Recently, I spent a long weekend in Broken Arrow, Oklahoma, where the family tree seems to have taken root. I reconnected with both my daughters, five of six grandchildren, and saw, for the first time, two great-granddaughters. Terry, of course, was there. I got to know him better.
Terry has a part-time job that I admire to the point of envy, so I chose it to write about. I called him Sunday evening to discuss it. He filled me in on his life, his work, and his new job. He’s optimistic about it growing. Once he got started, he said, the job just “took off.” Since April when he started, he’s “bagged” 34 “critters.”

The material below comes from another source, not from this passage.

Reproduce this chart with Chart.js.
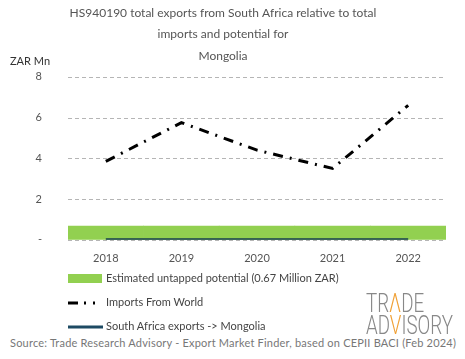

He told me that working with animals had long been one of his dreams. When he was on the police force in Bixby, Oklahoma, there was no official dog catcher, so the officers took turns. Later, an inspirational spark came from meeting a star from Animal Planet at the airport where he works, and getting some encouragement.
Terry’s career has been mainly in law enforcement. He’s been at it in several permutations, on a police force, security guard, and currently working security at the Tulsa, OK airport. He’s been at it long enough to start thinking about retirement, and in the planning process has started a small business, live-trapping animals and releasing them where their presence would be less intrusive. His vocational background, maintaining order and security has blended with a love of the outdoors to become at once an income, a hobby, and a challenging sport. He actually used the word “enjoy” to describe driving his truck out in the country, meeting new people, and removing unwelcome “critters” like raccoons, who had literally dropped in by chewing a hole in the roof and setting up housekeeping in the attic.
Not everyone would like Terry’s new job. Long hours, hard work and an unpredictable schedule have to fit in beside his regular full-time job. There is some money, but overhead consumes a lot of it, considering the price of gasoline and long miles to drive on secondary roads. Besides a hunting license, the state required him to become an official Nuisance Wildlife Control Officer. And of course there were live traps he had to buy or build himself.
But there are rewards. He likes helping people, and has met some remarkable ones in his work. He also likes the ever-present element of surprise.
What makes him good at it? During our phone conversation, he referred several times to a gift he has, a “way with animals.” Somehow it was always easier for him to calm them.
It is wonderful to have the opportunity to use a special talent to fulfill a dream. So many beneficiaries, including “critters” that, after all, have to be somewhere. Terry simply makes it somewhere else.